第32話 魔剣の覚醒

「一般人が装備して大丈夫なんですか?」


「大丈夫。聖剣にまつわる伝説なんて、いわばチャイルドロックみたいなものだから」


 元勇者パーティ出身な魔王の妃が言うのだから、信じていいだろう。


 俺は恐る恐る聖剣の柄に手をかける。


 すると、静電気のような衝撃が走った。


「うわっ」


 俺は思わず聖剣を落としてしまう。


「あーもう、何をやって……」


 聖剣を拾い上げ、俺と目を合わせた玲香さんは、驚愕に目を見開いていた。


「藍と緋のオッドアイ……ハダルと同じ……」


「え? 何を言っているんです?」


 俺が玲香さんの顔をのぞき込むと、玲香さんはハッとしたように飛び退いた。


「あなた、とんでもない力の持ち主かも」


「英治さん、目の色が変わってます!」


 レヴァに指摘されるが、確かめるすべがない。鏡なんて持ち歩いていないしな。


 っていうか、俺がとんでもない力なんて持ってるわけがないだろう。目の色が変わったくらいで大げさだな。


「まぁ次こそはちゃんと掴みますんで」


「ちょっ、うかつに触らない方が……」


 玲香さんが慌てて制止したときにはもう遅く、またしても俺の右手から静電気が走った。
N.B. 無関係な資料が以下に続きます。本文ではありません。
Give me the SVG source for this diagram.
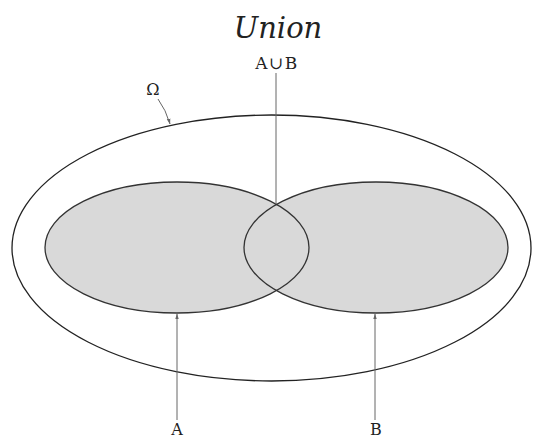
<svg xmlns="http://www.w3.org/2000/svg" width="536" height="441" viewBox="0 0 536 441">
<style>
.lbl{font-family:"DejaVu Serif","Liberation Serif",serif;fill:#222;text-anchor:middle}
.set{fill:#d9d9d9;stroke:none}
.edge{fill:none;stroke:#333;stroke-width:1.3}
.con{fill:none;stroke:#666;stroke-width:1}
</style>
<defs>
<marker id="ah" viewBox="0 0 10 10" refX="9" refY="5" markerWidth="6" markerHeight="6" orient="auto">
<path d="M0,2 L10,5 L0,8 Z" fill="#666"/>
</marker>
</defs>
<rect width="536" height="441" fill="#fff"/>
<g id="omega">
<ellipse cx="271.5" cy="248" rx="259.5" ry="133" fill="none" stroke="#222" stroke-width="1.3"/>
</g>
<g id="fills">
<ellipse class="set" cx="177" cy="247.5" rx="132" ry="65.5"/>
<ellipse class="set" cx="376" cy="247.5" rx="132" ry="65.5"/>
</g>
<g id="setA">
<ellipse class="edge" cx="177" cy="247.5" rx="132" ry="65.5"/>
</g>
<g id="setB">
<ellipse class="edge" cx="376" cy="247.5" rx="132" ry="65.5"/>
</g>
<g id="connectors">
<line class="con" x1="276" y1="73" x2="276" y2="204"/>
<line class="con" x1="177" y1="420" x2="177" y2="314" marker-end="url(#ah)"/>
<line class="con" x1="375" y1="420" x2="375" y2="314" marker-end="url(#ah)"/>
<path class="con" d="M158,99 Q166,110 170,124" marker-end="url(#ah)"/>
</g>
<g id="labels">
<text class="lbl" x="278" y="38" font-size="29" font-style="italic">Union</text>
<text class="lbl" x="277" y="69" font-size="17" letter-spacing="1.5">A∪B</text>
<text class="lbl" x="153" y="95" font-size="16">Ω</text>
<text class="lbl" x="177" y="435" font-size="16">A</text>
<text class="lbl" x="376" y="435" font-size="16">B</text>
</g>
</svg>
 しかも今回はわりと強めだ。電流は流れ続けている。驚くべきは、その色が青白いものではなく、漆黒だったことだ。


「な、これは……」


「魔王ハダルの力の象徴。魔剣アルマースの黒雷ね」


「こくらい?」


「【黒い雷】と書いて【黒雷】。絶大な魔力を秘める不定形の魔力塊よ。剣の形をとることが多かったから、魔剣アルマースと呼ばれているけど」


 俺にそんな異能が備わっていたとはな。聖剣の聖なる魔力に反発するようにして、内なる闇の魔力が目覚めてしまったということか? そんな中二病患者の妄想みたいな異能に目覚められたら、俺の身がさらに危うくなるな。


 全く。


 俺は10億を守り通して呑気に暮らしたかっただけなのに、また厄介な要素が増えたな。


「すごいです! 何か技を出してみてください!」


 レヴァは目を輝かせて頼んでくる。


 そんなことを言われても、今目覚めたばかりの能力で技なんて出せるわけ……


「黒雷四式【裂空】」


 轟音とともに草原に雷が落ち、かなりの面積が黒焦げになった。


「あれ、なんで俺、こんな技知ってるんだ?」


 詠唱が自然と口をついて出てきてしまった。自動で脳内にインストールされる仕様だったのか?


「これで魔物退治は英治くんに任せても良さそうね」


「いや、玲香さんが【ひれ伏せ】って言った方が絶対効率的ですって」


 そんなことを話しながら、俺たちは魔王城へと歩を進めていった。